= Written problem =
Copy out each line exactly; pictures stay out of the copy.

= Recorded information =
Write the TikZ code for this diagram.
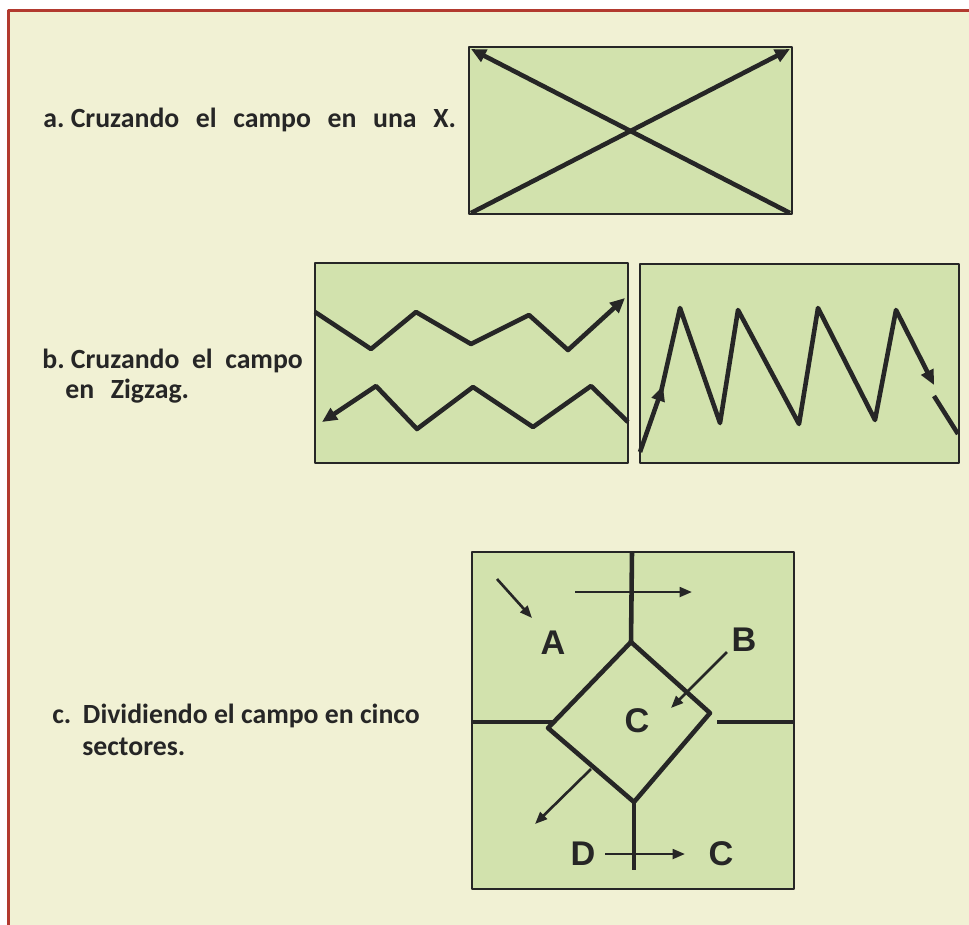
\documentclass[tikz,border=0pt]{standalone}
\usepackage{fontspec}
\setmainfont{Carlito}
\newfontfamily\arialb{Liberation Sans}
\usetikzlibrary{arrows.meta}
\definecolor{fondo}{HTML}{F1F1D4}
\definecolor{verdecampo}{HTML}{D2E2AD}
\definecolor{borderojo}{HTML}{B23A2F}
\definecolor{trazo}{HTML}{262626}
\newcommand{\espacio}{\hspace{0.6em}}

\begin{document}
\begin{tikzpicture}[x=0.02cm,y=-0.02cm,line join=round,
  >={Triangle[length=8.5pt,width=7.5pt]},
  cancha/.style={fill=verdecampo,draw=trazo,line width=1.2pt},
  ruta/.style={draw=trazo,line width=2.6pt},
  flecha/.style={draw=trazo,line width=1.5pt,-{Triangle[length=7pt,width=5.5pt]}},
  rotulo/.style={font=\fontsize{15.8}{19}\selectfont\bfseries,text=trazo,anchor=base west,inner sep=0pt},
  letra/.style={font=\arialb\fontsize{19.5}{22}\selectfont\bfseries,text=trazo,inner sep=0pt}]
\useasboundingbox (0,0) rectangle (969,924);
% fondo con borde rojo (solo visible arriba y a la izquierda)
\fill[white] (0,0) rectangle (969,924);
\draw[fill=fondo,draw=borderojo,line width=1.8pt] (8.5,10.5) rectangle (990,950);

% a. campo cruzado en X
\draw[cancha] (469,47) rectangle (792,214);
\draw[ruta,->] (471,213) -- (790,49);
\draw[ruta,->] (790,213) -- (471,49);
\node[rotulo] (txta) at (43,127) {a.\ Cruzando\espacio el\espacio campo\espacio en\espacio una\espacio X.};

% b. zigzag horizontal
\draw[cancha] (315,263) rectangle (628,463);
\draw[ruta,->] (315,312) -- (371,349) -- (416,312) -- (471,344) -- (529,315)
  -- (568,350) -- (625,298);
\draw[ruta,->] (628,422) -- (591,386) -- (533,427) -- (473,387) -- (417,429)
  -- (376,386) -- (322,422);
% b. zigzag vertical
\draw[cancha] (640,264) rectangle (959,463);
\draw[ruta,->] (640,452) -- (663,386);
\draw[ruta,->] (661,392) -- (680,308) -- (720,423) -- (738,310) -- (799,424)
  -- (818,308) -- (875,420) -- (896,310) -- (934,385);
\draw[ruta] (934,396) -- (958,434);
\node[rotulo] (txtb) at (42,368) {b.\ Cruzando\hspace{0.45em}el\hspace{0.45em}campo};
\node[rotulo] (txtb2) at (65,398) {en\espacio Zigzag.};

% c. cinco sectores
\draw[cancha] (472,552) rectangle (794,889);
\draw[ruta] (632,552) -- (631,642);
\draw[ruta] (631,642) -- (710,713) -- (634,802) -- (548,728) -- cycle;
\draw[ruta] (472,722) -- (553,722);
\draw[ruta] (717,722) -- (794,722);
\draw[ruta] (634,802) -- (634,870);
\draw[flecha] (575,592) -- (692,592);
\draw[flecha] (497,579) -- (532,618);
\draw[flecha] (727,652) -- (671,708);
\draw[flecha] (591,769) -- (535,824);
\draw[flecha] (605,854) -- (685,854);
\node[letra] (secA) at (553,643) {A};
\node[letra] (secB) at (744,640) {B};
\node[letra] (secC) at (637,721) {C};
\node[letra] (secD) at (583,854) {D};
\node[letra] (secC2) at (721,854) {C};
\node[rotulo] (txtc) at (52,723) {c.\hspace{0.42em}Dividiendo el campo en cinco};
\node[rotulo] (txtc2) at (82,755) {sectores.};
\end{tikzpicture}
\end{document}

= Response to the exercise =
Write the TikZ code for this diagram.
\documentclass[tikz,border=0pt]{standalone}
\usepackage{fontspec}
\setmainfont{Carlito}
\newfontfamily\arialb{Liberation Sans}
\usetikzlibrary{arrows.meta}
\definecolor{fondo}{HTML}{F1F1D4}
\definecolor{verdecampo}{HTML}{D2E2AD}
\definecolor{borderojo}{HTML}{B23A2F}
\definecolor{trazo}{HTML}{262626}
\newcommand{\espacio}{\hspace{0.6em}}

\begin{document}
\begin{tikzpicture}[x=0.02cm,y=-0.02cm,line join=round,
  >={Triangle[length=8.5pt,width=7.5pt]},
  cancha/.style={fill=verdecampo,draw=trazo,line width=1.2pt},
  ruta/.style={draw=trazo,line width=2.6pt},
  flecha/.style={draw=trazo,line width=1.5pt,-{Triangle[length=7pt,width=5.5pt]}},
  rotulo/.style={font=\fontsize{15.8}{19}\selectfont\bfseries,text=trazo,anchor=base west,inner sep=0pt},
  letra/.style={font=\arialb\fontsize{19.5}{22}\selectfont\bfseries,text=trazo,inner sep=0pt}]
\useasboundingbox (0,0) rectangle (969,924);
% fondo con borde rojo (solo visible arriba y a la izquierda)
\fill[white] (0,0) rectangle (969,924);
\draw[fill=fondo,draw=borderojo,line width=1.8pt] (8.5,10.5) rectangle (990,950);

% a. campo cruzado en X
\draw[cancha] (469,47) rectangle (792,214);
\draw[ruta,->] (471,213) -- (790,49);
\draw[ruta,->] (790,213) -- (471,49);
\node[rotulo] (txta) at (43,127) {a.\ Cruzando\espacio el\espacio campo\espacio en\espacio una\espacio X.};

% b. zigzag horizontal
\draw[cancha] (315,263) rectangle (628,463);
\draw[ruta,->] (315,312) -- (371,349) -- (416,312) -- (471,344) -- (529,315)
  -- (568,350) -- (625,298);
\draw[ruta,->] (628,422) -- (591,386) -- (533,427) -- (473,387) -- (417,429)
  -- (376,386) -- (322,422);
% b. zigzag vertical
\draw[cancha] (640,264) rectangle (959,463);
\draw[ruta,->] (640,452) -- (663,386);
\draw[ruta,->] (661,392) -- (680,308) -- (720,423) -- (738,310) -- (799,424)
  -- (818,308) -- (875,420) -- (896,310) -- (934,385);
\draw[ruta] (934,396) -- (958,434);
\node[rotulo] (txtb) at (42,368) {b.\ Cruzando\hspace{0.45em}el\hspace{0.45em}campo};
\node[rotulo] (txtb2) at (65,398) {en\espacio Zigzag.};

% c. cinco sectores
\draw[cancha] (472,552) rectangle (794,889);
\draw[ruta] (632,552) -- (631,642);
\draw[ruta] (631,642) -- (710,713) -- (634,802) -- (548,728) -- cycle;
\draw[ruta] (472,722) -- (553,722);
\draw[ruta] (717,722) -- (794,722);
\draw[ruta] (634,802) -- (634,870);
\draw[flecha] (575,592) -- (692,592);
\draw[flecha] (497,579) -- (532,618);
\draw[flecha] (727,652) -- (671,708);
\draw[flecha] (591,769) -- (535,824);
\draw[flecha] (605,854) -- (685,854);
\node[letra] (secA) at (553,643) {A};
\node[letra] (secB) at (744,640) {B};
\node[letra] (secC) at (637,721) {C};
\node[letra] (secD) at (583,854) {D};
\node[letra] (secC2) at (721,854) {C};
\node[rotulo] (txtc) at (52,723) {c.\hspace{0.42em}Dividiendo el campo en cinco};
\node[rotulo] (txtc2) at (82,755) {sectores.};
\end{tikzpicture}
\end{document}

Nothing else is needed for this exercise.